Welcome aboard mate!

Good to have another Ocker along! 

Evan


----------



## RabidAlien (Jul 13, 2009)

Welcome aboard!


----------



## diddyriddick (Jul 13, 2009)

Welcome aboard, Angels! Looking forward to your posts.


----------



## trackend (Jul 13, 2009)

Hi A15
welcome to the den


----------



## imalko (Jul 13, 2009)

Hello and welcome. Enjoy the forum.


----------



## Vassili Zaitzev (Jul 13, 2009)

Welcome to the forum!


----------



## Lucky13 (Jul 13, 2009)

I resent that remark....I don't have to take this.....I'm going home!


----------



## Gnomey (Jul 13, 2009)

Welcome.


----------



## DerAdlerIstGelandet (Jul 13, 2009)

Welcome to the forum.


----------



## Thorlifter (Jul 13, 2009)

Welcome


----------



## Geedee (Jul 13, 2009)

I must admit, I'm getting a bit concerned.....Mod's do you think you could lower the step entrance to the site as I'm concerned about all these guys stumbling into / onto / over us....bit dangerous really....innit !


----------



## wheelsup_cavu (Jul 13, 2009)

Welcome to the forum Angels one-five.


Wheels


----------



## vikingBerserker (Jul 14, 2009)

Hiya A-15, nice to meet you.


----------



## Heinz (Jul 14, 2009)

G'day mate!  

Which part of our mighty land do you hail from?


----------



## Crunch (Jul 14, 2009)

what he said ^


----------



## Angels one-five (Jul 14, 2009)

Thanks for the welcome guys. For those who asked, I'm currently living in Singleton NSW, but will be shifting down to Melbourne at the end of the year.


----------



## Angels one-five (Jul 14, 2009)

Geedee said:


> I must admit, I'm getting a bit concerned.....Mod's do you think you could lower the step entrance to the site as I'm concerned about all these guys stumbling into / onto / over us....bit dangerous really....innit !
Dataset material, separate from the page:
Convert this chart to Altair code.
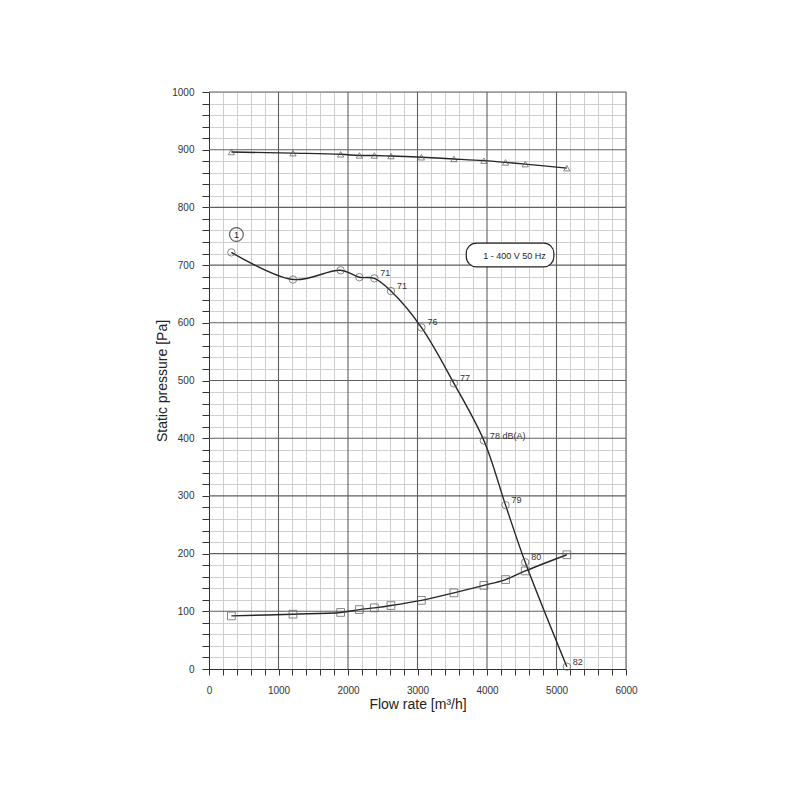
import altair as alt
import pandas as pd

# --- data ---
flow = [322, 1208, 1894, 2163, 2379, 2618, 3056, 3524, 3955, 4267, 4550, 5149]
pressure = [722, 675, 691, 679, 677, 655, 592, 495, 396, 284, 185, 4]
lower_curve = [92, 95, 98, 103, 106, 110, 119, 132, 145, 155, 170, 198]
upper_curve = [896, 894, 892, 890, 890, 889, 887, 884, 881, 878, 875, 868]
noise_labels = ["", "", "", "", "71", "71", "76", "77", "78 dB(A)", "79", "80", "82"]

tag_text = ["1"]
tag_flow = [394]
tag_value = [753]

box_text = ["1 - 400 V 50 Hz"]
box_flow = [3702]
box_flow2 = [4962]
box_value = [697]
box_value2 = [738]
box_text_flow = [4397]
box_text_value = [716]

x_ticks = list(range(0, 6001, 200))
y_ticks = list(range(0, 1001, 20))
x_major = list(range(1000, 6001, 1000))
y_major = list(range(100, 1001, 100))

FONT = "Liberation Sans"

df = pd.DataFrame({
    "flow": flow * 3,
    "value": pressure + lower_curve + upper_curve,
    "series": ["pressure"] * 12 + ["lower"] * 12 + ["upper"] * 12,
})
df_p = pd.DataFrame({"flow": flow, "value": pressure, "label": noise_labels})
df_l = pd.DataFrame({"flow": flow, "value": lower_curve})
df_u = pd.DataFrame({"flow": flow, "value": upper_curve})
df_tag = pd.DataFrame({"flow": tag_flow, "value": tag_value, "label": tag_text})
df_box = pd.DataFrame({"flow": box_flow, "flow2": box_flow2,
                       "value": box_value, "value2": box_value2})
df_box_t = pd.DataFrame({"flow": box_text_flow, "value": box_text_value, "label": box_text})
df_xm = pd.DataFrame({"flow": x_major})
df_ym = pd.DataFrame({"value": y_major})

X = alt.X(
    "flow:Q",
    scale=alt.Scale(domain=[0, 6000], nice=False, zero=False),
    axis=alt.Axis(
        values=x_ticks,
        format="d",
        labelExpr="datum.value % 1000 === 0 ? datum.label : ''",
        labelFlush=False,
        labelOverlap=False,
        gridColor={"condition": {"test": "datum.value % 1000 === 0", "value": "transparent"},
                   "value": "#cfcfcf"},
        gridWidth=1,
        tickSize=6,
        tickColor="#333",
        domainColor="#333",
        labelFontSize=10,
        labelPadding=10,
        labelColor="#333",
        title="Flow rate [m³/h]",
        titleFontSize=14,
        titleFontWeight="normal",
        titleColor="#222",
        titlePadding=2,
    ),
)
Y = alt.Y(
    "value:Q",
    scale=alt.Scale(domain=[0, 1000], nice=False, zero=False),
    axis=alt.Axis(
        values=y_ticks,
        format="d",
        labelExpr="datum.value % 100 === 0 ? datum.label : ''",
        labelFlush=False,
        labelOverlap=False,
        gridColor={"condition": {"test": "datum.value % 100 === 0", "value": "transparent"},
                   "value": "#cfcfcf"},
        gridWidth=1,
        tickSize=7,
        tickColor="#333",
        domainColor="#333",
        labelFontSize=10,
        labelPadding=8,
        labelColor="#333",
        title="Static pressure [Pa]",
        titleFontSize=14,
        titleFontWeight="normal",
        titleColor="#222",
        titlePadding=2,
    ),
)

grid_x = alt.Chart(df_xm).mark_rule(color="#5f5f5f", strokeWidth=1.1).encode(x=X)
grid_y = alt.Chart(df_ym).mark_rule(color="#5f5f5f", strokeWidth=1.1).encode(y=Y)

lines = alt.Chart(df).mark_line(
    interpolate="catmull-rom", color="#262626", strokeWidth=1.4
).encode(x=X, y=Y, detail="series:N")

pts_p = alt.Chart(df_p).mark_point(
    shape="circle", filled=False, color="#555", size=55, strokeWidth=1
).encode(x=X, y=Y)
pts_l = alt.Chart(df_l).mark_point(
    shape="square", filled=False, color="#555", size=60, strokeWidth=1
).encode(x=X, y=Y)
pts_u = alt.Chart(df_u).mark_point(
    shape="triangle-up", filled=False, color="#555", size=40, strokeWidth=1
).encode(x=X, y=Y)

labels = alt.Chart(df_p).mark_text(
    align="left", baseline="middle", dx=6, dy=-5, fontSize=9, font=FONT, color="#333"
).encode(x=X, y=Y, text="label:N")

tag_circle = alt.Chart(df_tag).mark_point(
    shape="circle", filled=False, color="#222", size=190, strokeWidth=1.2
).encode(x=X, y=Y)
tag_label = alt.Chart(df_tag).mark_text(
    align="center", baseline="middle", fontSize=9, font=FONT, color="#222"
).encode(x=X, y=Y, text="label:N")

box = alt.Chart(df_box).mark_rect(
    cornerRadius=10, fill="white", stroke="#222", strokeWidth=1.2
).encode(x=X, x2="flow2:Q", y=Y, y2="value2:Q")
box_label = alt.Chart(df_box_t).mark_text(
    align="center", baseline="middle", fontSize=9, font=FONT, color="#222"
).encode(x=X, y=Y, text="label:N")

chart = alt.layer(
    grid_x, grid_y, lines, pts_p, pts_l, pts_u, labels, tag_circle, tag_label, box, box_label
).properties(
    width=417,
    height=577,
    autosize=alt.AutoSizeParams(type="none"),
    padding={"left": 201, "top": 84, "right": 20, "bottom": 100},
).configure_view(
    stroke="#5a5a5a"
).configure_axis(
    labelFont=FONT, titleFont=FONT
).configure(background="white")

chart.save("out.html", embed_options={"renderer": "svg", "actions": False})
Yeah, grazed my knee really badly.... don't suppose there's a lawyer present who could sort out some compo...


----------



## Wayne Little (Jul 14, 2009)

G'day Angels...welcome to the forum mate!


----------



## Wildcat (Jul 14, 2009)

Angels one-five said:


> Thanks for the welcome guys. For those who asked, I'm currently living in Singleton NSW, but will be shifting down to Melbourne at the end of the year.



Are you in the Army mate?


----------



## Geedee (Jul 14, 2009)

Angels one-five said:


> Yeah, grazed my knee really badly.... don't suppose there's a lawyer present who could sort out some compo...



Crickey, sorry 'bout that mate !. Any-one got a virtual plaster ?. 

And just cos you've got a grazed knee, doesn't exempt you from posting pics of your models...errr, what sort are you into ?, what size do you perefer (1/72, 1/48 etc etc) WW2 prop jobs ? Jets ? Armour ? dioramas ?. Lets see some picss.


----------



## Angels one-five (Jul 14, 2009)

Wildcat said:


> Are you in the Army mate?




Good guess! Although to be fair it's 50/50 in Singo - either a digger or a miner!


----------



## Njaco (Jul 14, 2009)

> I must admit, I'm getting a bit concerned.....Mod's do you think you could lower the step entrance to the site as I'm concerned about all these guys stumbling into / onto / over us....bit dangerous really....innit !





Geedee said:


> Crickey, sorry 'bout that mate !. Any-one got a virtual plaster ?.
> 
> And just cos you've got a grazed knee, doesn't exempt you from posting pics of your models...errr, what sort are you into ?, what size do you perefer (1/72, 1/48 etc etc) WW2 prop jobs ? Jets ? Armour ? dioramas ?. Lets see some picss.



The entrance is up to code and we have posted the Certificate of Occupancy right over....well...its over...hmmmm.....Don't worry 'bout that, we're all good. Welcome to the Forum!



> Lucky13 I resent that remark....I don't have to take this.....I'm going home!



Is that all it took?


----------



## RabidAlien (Jul 14, 2009)

Maybe Jan took the Certificate of Occupancy when he left? I'd say we got off cheap! ....although, come to think of it, I'd better NOT say "got off cheap" with this crowd around...


----------



## Wildcat (Jul 14, 2009)

Angels one-five said:


> Good guess! Although to be fair it's 50/50 in Singo - either a digger or a miner!



 Good luck with your courses! I'm an ex cloud puncher myself.


----------



## Crunch (Jul 15, 2009)

Angels one-five said:


> Good guess! Although to be fair it's 50/50 in Singo - either a digger or a miner!



Too right!

Did you know that that makes you the closest forum member to me?  I used to be up in singo often with work too, but at a different company now.


----------